_WHAT THE TASK ASKS_
Retype word for word the first line of the listing and each line after it up to the line with "var axisMin = -2.5, axisMax", with the pictures taken out.
START INFORMATION PROVIDED
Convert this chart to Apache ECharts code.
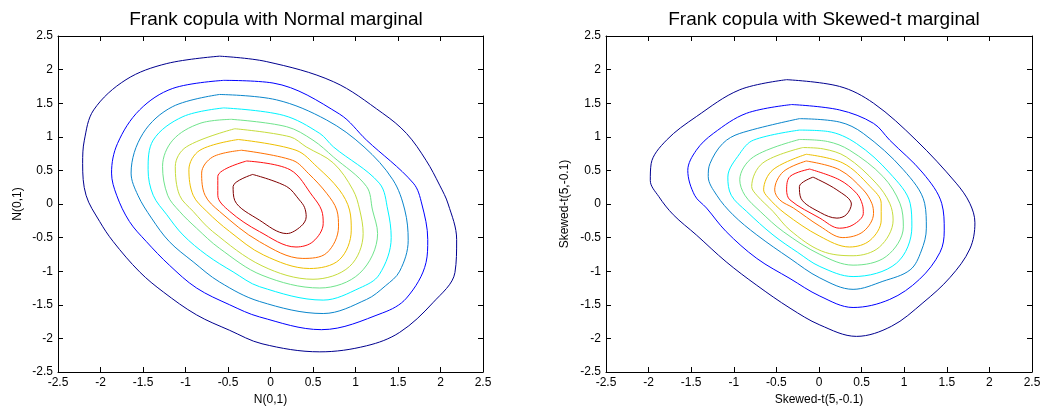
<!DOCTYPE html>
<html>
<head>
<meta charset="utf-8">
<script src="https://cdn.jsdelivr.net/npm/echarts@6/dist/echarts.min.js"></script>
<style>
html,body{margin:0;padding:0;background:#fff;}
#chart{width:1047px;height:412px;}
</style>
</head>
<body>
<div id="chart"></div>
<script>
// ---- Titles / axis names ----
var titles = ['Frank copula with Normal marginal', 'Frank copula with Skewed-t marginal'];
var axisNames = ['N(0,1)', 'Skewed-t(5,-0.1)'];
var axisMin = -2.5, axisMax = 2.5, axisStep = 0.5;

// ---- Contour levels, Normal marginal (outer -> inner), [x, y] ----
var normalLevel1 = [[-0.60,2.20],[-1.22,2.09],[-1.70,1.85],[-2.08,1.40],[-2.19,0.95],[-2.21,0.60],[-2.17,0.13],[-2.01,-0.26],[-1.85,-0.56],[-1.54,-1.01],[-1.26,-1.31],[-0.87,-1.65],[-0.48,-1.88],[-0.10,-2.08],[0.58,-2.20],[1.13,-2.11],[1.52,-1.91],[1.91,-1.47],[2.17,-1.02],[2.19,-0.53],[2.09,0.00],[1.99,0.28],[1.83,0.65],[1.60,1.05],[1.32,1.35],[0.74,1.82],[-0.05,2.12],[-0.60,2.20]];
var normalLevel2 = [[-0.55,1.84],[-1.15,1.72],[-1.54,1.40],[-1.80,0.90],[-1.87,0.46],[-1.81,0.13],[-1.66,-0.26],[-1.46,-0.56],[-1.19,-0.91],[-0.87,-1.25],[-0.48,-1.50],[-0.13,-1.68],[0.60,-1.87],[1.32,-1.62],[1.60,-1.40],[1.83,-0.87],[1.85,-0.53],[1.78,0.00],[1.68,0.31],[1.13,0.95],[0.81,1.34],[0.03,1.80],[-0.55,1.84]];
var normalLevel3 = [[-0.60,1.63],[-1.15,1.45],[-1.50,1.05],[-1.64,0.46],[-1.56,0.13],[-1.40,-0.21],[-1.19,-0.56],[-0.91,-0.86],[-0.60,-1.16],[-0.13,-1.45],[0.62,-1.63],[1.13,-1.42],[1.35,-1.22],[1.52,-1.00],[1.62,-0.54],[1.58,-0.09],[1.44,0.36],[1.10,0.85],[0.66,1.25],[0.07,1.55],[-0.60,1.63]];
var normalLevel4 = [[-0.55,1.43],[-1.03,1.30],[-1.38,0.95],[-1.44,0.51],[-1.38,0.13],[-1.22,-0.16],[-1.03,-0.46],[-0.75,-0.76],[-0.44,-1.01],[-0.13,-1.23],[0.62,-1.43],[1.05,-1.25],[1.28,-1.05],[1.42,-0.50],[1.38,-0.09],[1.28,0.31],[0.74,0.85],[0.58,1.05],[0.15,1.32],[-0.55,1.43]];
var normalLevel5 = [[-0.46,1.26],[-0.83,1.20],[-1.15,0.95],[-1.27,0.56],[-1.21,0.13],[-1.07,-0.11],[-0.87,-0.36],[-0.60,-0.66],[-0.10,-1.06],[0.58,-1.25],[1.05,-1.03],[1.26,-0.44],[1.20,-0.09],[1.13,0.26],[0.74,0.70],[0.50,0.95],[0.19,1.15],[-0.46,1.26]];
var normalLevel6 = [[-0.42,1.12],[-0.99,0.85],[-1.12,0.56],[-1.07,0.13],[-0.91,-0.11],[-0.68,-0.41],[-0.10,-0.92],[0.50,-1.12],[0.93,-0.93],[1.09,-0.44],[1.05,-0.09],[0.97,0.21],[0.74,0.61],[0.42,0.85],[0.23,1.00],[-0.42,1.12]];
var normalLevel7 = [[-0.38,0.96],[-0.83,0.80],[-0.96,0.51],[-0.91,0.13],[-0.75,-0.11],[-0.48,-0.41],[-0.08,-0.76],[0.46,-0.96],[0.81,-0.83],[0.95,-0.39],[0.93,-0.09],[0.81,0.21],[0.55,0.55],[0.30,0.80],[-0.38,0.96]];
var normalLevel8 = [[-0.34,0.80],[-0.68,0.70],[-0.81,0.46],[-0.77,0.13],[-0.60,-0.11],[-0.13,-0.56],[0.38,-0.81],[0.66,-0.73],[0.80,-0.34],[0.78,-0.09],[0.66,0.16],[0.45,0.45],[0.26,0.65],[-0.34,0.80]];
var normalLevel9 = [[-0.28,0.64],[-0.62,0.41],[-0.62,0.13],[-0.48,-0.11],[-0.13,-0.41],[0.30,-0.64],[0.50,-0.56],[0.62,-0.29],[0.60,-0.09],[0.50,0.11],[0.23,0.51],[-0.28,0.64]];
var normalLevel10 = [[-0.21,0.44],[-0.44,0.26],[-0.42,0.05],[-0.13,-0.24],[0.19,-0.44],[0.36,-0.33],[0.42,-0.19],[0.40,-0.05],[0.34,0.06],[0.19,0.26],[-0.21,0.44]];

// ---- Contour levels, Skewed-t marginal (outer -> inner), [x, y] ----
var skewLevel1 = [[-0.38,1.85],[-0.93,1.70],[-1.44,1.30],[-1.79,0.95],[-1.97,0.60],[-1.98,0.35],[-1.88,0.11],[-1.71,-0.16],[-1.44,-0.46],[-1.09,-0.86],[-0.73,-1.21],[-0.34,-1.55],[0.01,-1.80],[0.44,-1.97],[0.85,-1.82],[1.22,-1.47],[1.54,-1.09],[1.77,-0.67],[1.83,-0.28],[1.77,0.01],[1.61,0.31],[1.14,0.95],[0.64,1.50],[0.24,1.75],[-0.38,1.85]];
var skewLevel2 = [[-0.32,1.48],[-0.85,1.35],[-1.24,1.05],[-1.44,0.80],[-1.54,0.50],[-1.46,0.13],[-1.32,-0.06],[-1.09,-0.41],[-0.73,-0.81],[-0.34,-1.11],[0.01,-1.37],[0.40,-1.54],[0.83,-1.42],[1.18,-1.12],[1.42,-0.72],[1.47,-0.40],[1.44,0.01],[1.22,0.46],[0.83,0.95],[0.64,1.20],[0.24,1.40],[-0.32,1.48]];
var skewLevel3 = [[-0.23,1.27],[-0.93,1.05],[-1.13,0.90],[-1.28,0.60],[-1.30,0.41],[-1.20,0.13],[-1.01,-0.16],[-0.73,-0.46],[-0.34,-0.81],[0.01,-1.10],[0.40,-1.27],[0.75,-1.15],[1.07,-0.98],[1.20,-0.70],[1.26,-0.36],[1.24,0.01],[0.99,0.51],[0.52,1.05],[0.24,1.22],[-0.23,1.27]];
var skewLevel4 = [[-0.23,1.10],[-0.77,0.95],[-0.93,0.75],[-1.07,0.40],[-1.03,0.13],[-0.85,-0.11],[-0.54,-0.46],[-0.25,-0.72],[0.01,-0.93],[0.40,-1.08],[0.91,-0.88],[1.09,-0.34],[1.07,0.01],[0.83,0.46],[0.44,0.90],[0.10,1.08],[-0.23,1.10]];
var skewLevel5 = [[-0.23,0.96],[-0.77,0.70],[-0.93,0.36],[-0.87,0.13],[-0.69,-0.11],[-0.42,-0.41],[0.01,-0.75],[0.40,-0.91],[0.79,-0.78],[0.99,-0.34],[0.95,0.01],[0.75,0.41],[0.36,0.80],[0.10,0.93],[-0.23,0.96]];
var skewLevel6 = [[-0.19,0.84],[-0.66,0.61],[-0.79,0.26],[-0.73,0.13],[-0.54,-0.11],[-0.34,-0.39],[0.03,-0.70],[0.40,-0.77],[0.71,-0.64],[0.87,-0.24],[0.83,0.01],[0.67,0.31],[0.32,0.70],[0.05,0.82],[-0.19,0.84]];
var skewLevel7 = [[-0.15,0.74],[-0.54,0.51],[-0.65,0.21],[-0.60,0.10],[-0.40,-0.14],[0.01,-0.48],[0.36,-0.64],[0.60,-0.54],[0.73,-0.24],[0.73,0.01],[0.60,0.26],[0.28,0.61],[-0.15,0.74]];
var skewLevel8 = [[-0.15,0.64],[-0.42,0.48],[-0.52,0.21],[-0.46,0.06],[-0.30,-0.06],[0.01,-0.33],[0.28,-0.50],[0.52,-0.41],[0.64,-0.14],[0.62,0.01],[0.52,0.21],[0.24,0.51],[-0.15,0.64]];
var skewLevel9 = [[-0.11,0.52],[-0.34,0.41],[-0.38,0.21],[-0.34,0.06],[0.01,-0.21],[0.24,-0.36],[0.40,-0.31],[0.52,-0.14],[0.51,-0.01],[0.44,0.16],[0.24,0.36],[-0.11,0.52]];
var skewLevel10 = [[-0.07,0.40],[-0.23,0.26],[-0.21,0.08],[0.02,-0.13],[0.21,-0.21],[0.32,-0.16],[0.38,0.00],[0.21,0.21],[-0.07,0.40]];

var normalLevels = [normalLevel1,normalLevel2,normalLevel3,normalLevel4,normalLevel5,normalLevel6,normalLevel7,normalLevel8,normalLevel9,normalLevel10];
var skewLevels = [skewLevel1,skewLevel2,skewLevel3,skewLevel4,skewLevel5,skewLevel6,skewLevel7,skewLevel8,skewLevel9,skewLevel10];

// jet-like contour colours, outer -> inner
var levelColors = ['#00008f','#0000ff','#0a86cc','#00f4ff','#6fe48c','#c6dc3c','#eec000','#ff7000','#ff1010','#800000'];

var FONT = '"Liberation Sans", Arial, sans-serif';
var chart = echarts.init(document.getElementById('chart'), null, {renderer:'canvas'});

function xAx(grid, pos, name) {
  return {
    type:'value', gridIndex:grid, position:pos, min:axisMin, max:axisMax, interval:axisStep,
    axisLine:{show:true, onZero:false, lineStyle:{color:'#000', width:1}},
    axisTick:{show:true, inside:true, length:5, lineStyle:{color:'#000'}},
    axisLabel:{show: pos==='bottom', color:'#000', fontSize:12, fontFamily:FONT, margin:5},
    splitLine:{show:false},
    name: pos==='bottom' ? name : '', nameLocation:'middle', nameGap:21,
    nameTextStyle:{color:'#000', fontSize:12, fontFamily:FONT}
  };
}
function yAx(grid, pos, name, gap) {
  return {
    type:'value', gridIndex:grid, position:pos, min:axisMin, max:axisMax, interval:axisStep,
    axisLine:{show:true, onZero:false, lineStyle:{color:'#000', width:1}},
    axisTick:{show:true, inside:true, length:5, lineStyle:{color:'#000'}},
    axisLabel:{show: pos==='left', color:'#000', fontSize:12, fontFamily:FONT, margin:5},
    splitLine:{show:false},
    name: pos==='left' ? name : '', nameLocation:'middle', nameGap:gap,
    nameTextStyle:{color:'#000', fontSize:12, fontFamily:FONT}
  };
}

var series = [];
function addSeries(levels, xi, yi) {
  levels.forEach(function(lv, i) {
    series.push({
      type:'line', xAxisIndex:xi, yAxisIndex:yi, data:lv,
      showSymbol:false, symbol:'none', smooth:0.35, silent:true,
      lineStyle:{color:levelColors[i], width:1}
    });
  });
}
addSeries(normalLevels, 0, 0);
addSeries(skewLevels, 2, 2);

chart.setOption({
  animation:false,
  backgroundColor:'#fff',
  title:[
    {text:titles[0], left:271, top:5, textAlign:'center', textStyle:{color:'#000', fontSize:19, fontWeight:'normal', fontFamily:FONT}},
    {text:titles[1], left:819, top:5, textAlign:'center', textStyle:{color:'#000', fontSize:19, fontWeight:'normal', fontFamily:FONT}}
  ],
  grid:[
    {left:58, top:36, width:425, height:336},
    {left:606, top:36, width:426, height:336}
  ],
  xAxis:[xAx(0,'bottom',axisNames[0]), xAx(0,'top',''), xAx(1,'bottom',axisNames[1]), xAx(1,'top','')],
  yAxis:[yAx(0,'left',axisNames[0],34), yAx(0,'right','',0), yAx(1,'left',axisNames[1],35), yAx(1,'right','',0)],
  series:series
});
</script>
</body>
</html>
END INFORMATION PROVIDED
_WRITTEN SOLUTION_
Convert this chart to Apache ECharts code.
<!DOCTYPE html>
<html>
<head>
<meta charset="utf-8">
<script src="https://cdn.jsdelivr.net/npm/echarts@6/dist/echarts.min.js"></script>
<style>
html,body{margin:0;padding:0;background:#fff;}
#chart{width:1047px;height:412px;}
</style>
</head>
<body>
<div id="chart"></div>
<script>
// ---- Titles / axis names ----
var titles = ['Frank copula with Normal marginal', 'Frank copula with Skewed-t marginal'];
var axisNames = ['N(0,1)', 'Skewed-t(5,-0.1)'];
var axisMin = -2.5, axisMax = 2.5, axisStep = 0.5;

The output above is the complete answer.